College is the bridge to adulthood. While you can still enjoy all of the fun things about attending university, you may have to deal with some of the tedious grown-up tasks. For many students, it may be the first time that they have to file a tax return.
The first time doing taxes can be intimidating. In this article, we’ve thrown together some tips to make this process as easy as possible, while maximizing any tax refund that may be owed to you.
Apply for Scholarships
Not only are scholarships free money to help you pay for your education, but they are also usually tax-free. When it comes time to calculate your tax refund, you can leave out these payments as they are not included as taxable income.
There are many resources to help you find scholarships that you are eligible for. You can check websites and through your school’s financial aid office.
Understand Your Dependency Status
Some of your education-related expenses could be written off as deductions, but this depends on your dependency status. If you’re a full-time student under the age of 24, your parents may still claim you when their filing taxes.
Check with your parents and talk over the advantages and disadvantages of both options. If they’ve claimed you as a dependent, you won’t be able to collect on tax-breaks. If you’re paying your way through college, it’s a good idea to file your own tax return.
Make Interest-Only Student Loan Payments
Unless you have government-subsidized student loans, the interest will start accruing as soon as you receive the loan money. The longer you wait to start making payments, the more you’ll have to cover when you graduate.
The interest may capitalize, meaning that you will owe that on top of the principle. From that point on, you will have to pay interest on the higher amount. To avoid this, make interest-only payments.
So, what does this have to do with taxes? You can deduct the interest paid from your income on your tax return. As mentioned before, this only works if you’re not claimed as a dependent.
Look for Special Credit
The American Opportunity Tax Credit (AOTC) can give you back up to $2500. The expenses that qualify are tuition and fees, books and supplies, and any other school-related costs. These credits are designed for students enrolled in higher education.
Your parents may get this credit if they have claimed you as a dependent. You also will have to deduct tax-free financial aid like scholarships and grants from qualified education expenses.
Take Advantage of Available Resources
Most tax returns for college students are relatively simple. You probably don’t need to hire someone to do it for you. We recommend taking some time to learn how to file taxes for yourself. Luckily, many available resources can help you prepare state and federal tax returns.
These tips may not be helpful for everyone, especially those who are not from the US initially. If you are an international student, tax season can be confusing.

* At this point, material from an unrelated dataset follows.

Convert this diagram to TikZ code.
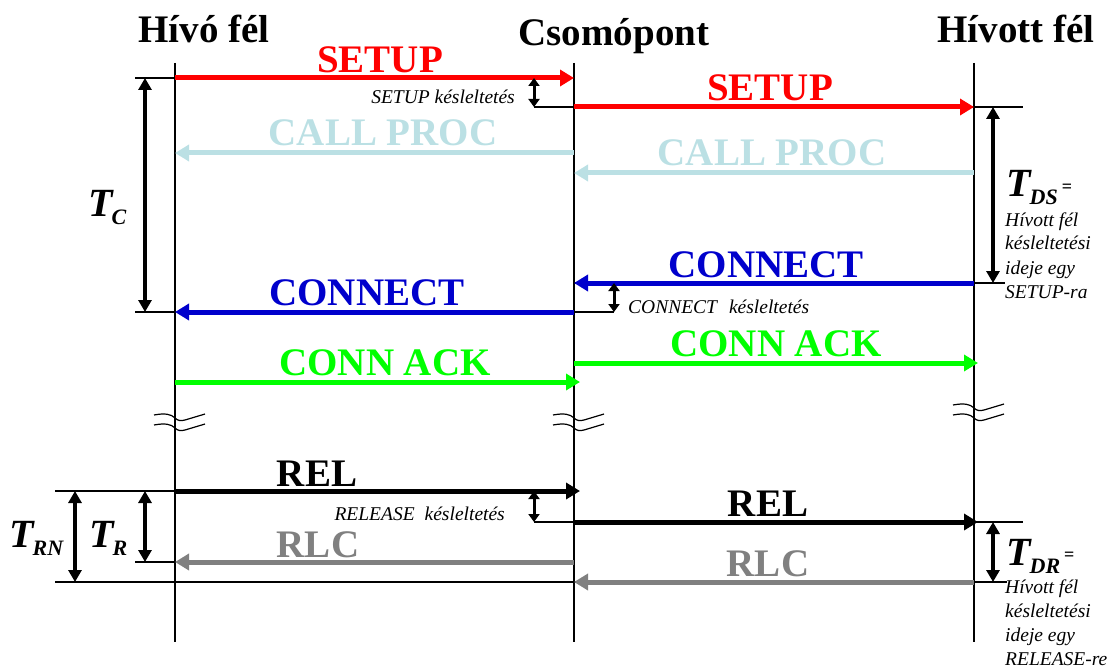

If you are studying in a US-based university, but you are from Canada, for example, you may still have to pay a residency tax in your home country. According to Tax Page, to define tax residency Canada determines responsibility based on any intimate “ties” such as a family home.
For US students, taxes differ state by state. There are many resources available to help you and speak to your financial aid, parents, or a tax professional with any concerns or questions. This process will be educational, but it may not be fun.